Feinstein, D-Calif., said the CIA had revoked access to previously available documents in the CIA-provided computer system used by her staff investigating the interrogation program. She said the Justice Department has received the results of a CIA internal investigation into the matter and is looking at allegations of criminal violations by the CIA and Senate staffers. She said there was no reason to believe her staffers had committed a crime and she viewed the referral as “a potential effort to intimidate this staff.”

“I have grave concerns that the CIA’s search may well have violated the separation of powers principles embodied in the United States Constitution, including the speech and debate clause,” Feinstein said. “It may have undermined the constitutional framework essential to effective congressional oversight of intelligence activities or any other government function. … The CIA’s search may also have violated the Fourth Amendment, the Computer Fraud and Abuse Act as well as Executive Order 120003, which prohibits the CIA from conducting domestic searches or surveillance.”

The CIA has said it searched the computers to learn how the committee accessed an internal review of the interrogation program, according to the Times account. Feinstein says the document was among millions of pages of documents given to the committee by the CIA.
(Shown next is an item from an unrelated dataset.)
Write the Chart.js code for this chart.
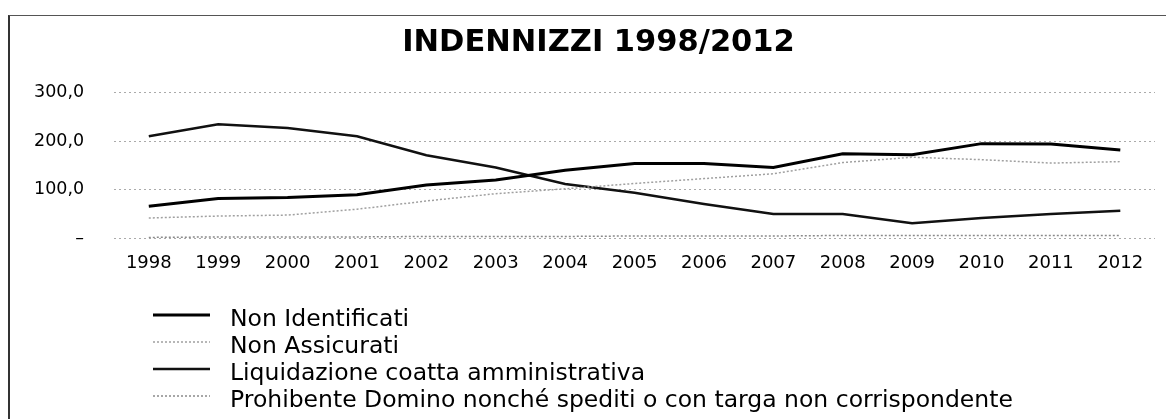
<!DOCTYPE html>
<html>
<head>
<meta charset="utf-8">
<script src="https://cdn.jsdelivr.net/npm/chart.js@4.4.0/dist/chart.umd.min.js"></script>
<style>
    html, body { margin: 0; padding: 0; background: #fff; }
    #wrap { position: relative; width: 1166px; height: 419px; }
    #frame {
        position: absolute; left: 8px; top: 15px; right: 0; bottom: 0;
        border-top: 1px solid #555; border-left: 2px solid #333;
    }
    canvas { position: absolute; left: 0; top: 0; }
</style>
</head>
<body>
<div id="wrap">
    <div id="frame"></div>
    <canvas id="chart" width="1166" height="419"></canvas>
</div>
<script>
// -----------------------------
// Data
// -----------------------------
const years = ['1998', '1999', '2000', '2001', '2002', '2003', '2004', '2005',
    '2006', '2007', '2008', '2009', '2010', '2011', '2012'];

const nonIdentificati = [66, 82, 84, 90, 110, 120, 140, 154, 154, 146, 174, 172, 195, 194, 182];
const nonAssicurati = [42, 46, 48, 60, 77, 92, 102, 113, 123, 133, 156, 167, 162, 155, 158];
const liquidazione = [210, 235, 227, 210, 171, 146, 112, 94, 71, 50, 50, 31, 42, 50, 57];
const prohibente = [2, 3, 3, 3, 4, 4, 4, 5, 5, 5, 6, 6, 6, 6, 6];

const yTicks = [0, 100, 200, 300];

const FONT = '"DejaVu Sans", sans-serif';

// -----------------------------
// Vertical legend drawn under the plot
// -----------------------------
const stackedLegend = {
    id: 'stackedLegend',
    afterLayout(chart) {
        // title sits a little right of the plot centre in the original
        chart.titleBlock.left += 19;
        chart.titleBlock.right += 19;
    },
    afterDraw(chart) {
        const ctx = chart.ctx;
        const x0 = 153, x1 = 210, textX = 230;
        const rowTop = 317, rowGap = 27;
        ctx.save();
        chart.data.datasets.forEach((ds, i) => {
            const y = rowTop + i * rowGap;
            ctx.beginPath();
            ctx.strokeStyle = ds.borderColor;
            ctx.lineWidth = ds.borderWidth;
            ctx.setLineDash(ds.borderDash || []);
            ctx.moveTo(x0, y - 2);
            ctx.lineTo(x1, y - 2);
            ctx.stroke();
            ctx.setLineDash([]);
            ctx.fillStyle = '#000';
            ctx.font = '23.5px ' + FONT;
            ctx.textBaseline = 'alphabetic';
            ctx.fillText(ds.label, textX, y + 9);
        });
        ctx.restore();
    }
};

new Chart(document.getElementById('chart'), {
    type: 'line',
    data: {
        labels: years,
        datasets: [
            { label: 'Non Identificati', data: nonIdentificati, borderColor: '#000', borderWidth: 3 },
            { label: 'Non Assicurati', data: nonAssicurati, borderColor: '#a0a0a0', borderWidth: 1.5, borderDash: [2, 2] },
            { label: 'Liquidazione coatta amministrativa', data: liquidazione, borderColor: '#111', borderWidth: 2.5 },
            { label: 'Prohibente Domino nonché spediti o con targa non corrispondente', data: prohibente, borderColor: '#8a8a8a', borderWidth: 1.5, borderDash: [2, 2] }
        ].map(ds => ({ ...ds, pointRadius: 0, tension: 0, fill: false }))
    },
    options: {
        responsive: false,
        animation: false,
        layout: { padding: { left: 4, right: 11, top: 0, bottom: 139 } },
        plugins: {
            legend: { display: false },
            tooltip: { enabled: false },
            title: {
                display: true,
                text: 'INDENNIZZI 1998/2012',
                color: '#000',
                font: { family: FONT, size: 30.5, weight: 'bold' },
                padding: { top: 25, bottom: 31 }
            }
        },
        scales: {
            x: {
                offset: true,
                grid: { display: false },
                border: { display: false },
                ticks: { color: '#000', font: { family: FONT, size: 18 }, padding: 6, maxRotation: 0 }
            },
            y: {
                min: 0,
                max: 300,
                afterBuildTicks: axis => { axis.ticks = yTicks.map(v => ({ value: v })); },
                border: { display: false, dash: [2, 3] },
                grid: {
                    color: '#aaaaaa',
                    lineWidth: 1,
                    drawTicks: false
                },
                ticks: {
                    color: '#000',
                    padding: 30,
                    font: { family: FONT, size: 17.5 },
                    callback: v => v === 0 ? '–' : v.toFixed(1).replace('.', ',')
                }
            }
        }
    },
    plugins: [stackedLegend]
});
</script>
</body>
</html>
But CIA director John Brennan said on Tuesday that his agency did not hack into computers used by the committee, Reuters and the Hill report. “Nothing could be further from the truth,” he said at an event sponsored by the Council on Foreign Relations. “We wouldn’t do that. That’s just beyond the scope of reason in terms of what we’d do.”

Updated at 11:20 a.m. to include statement by Brennan. Name of CIA director corrected on July 31.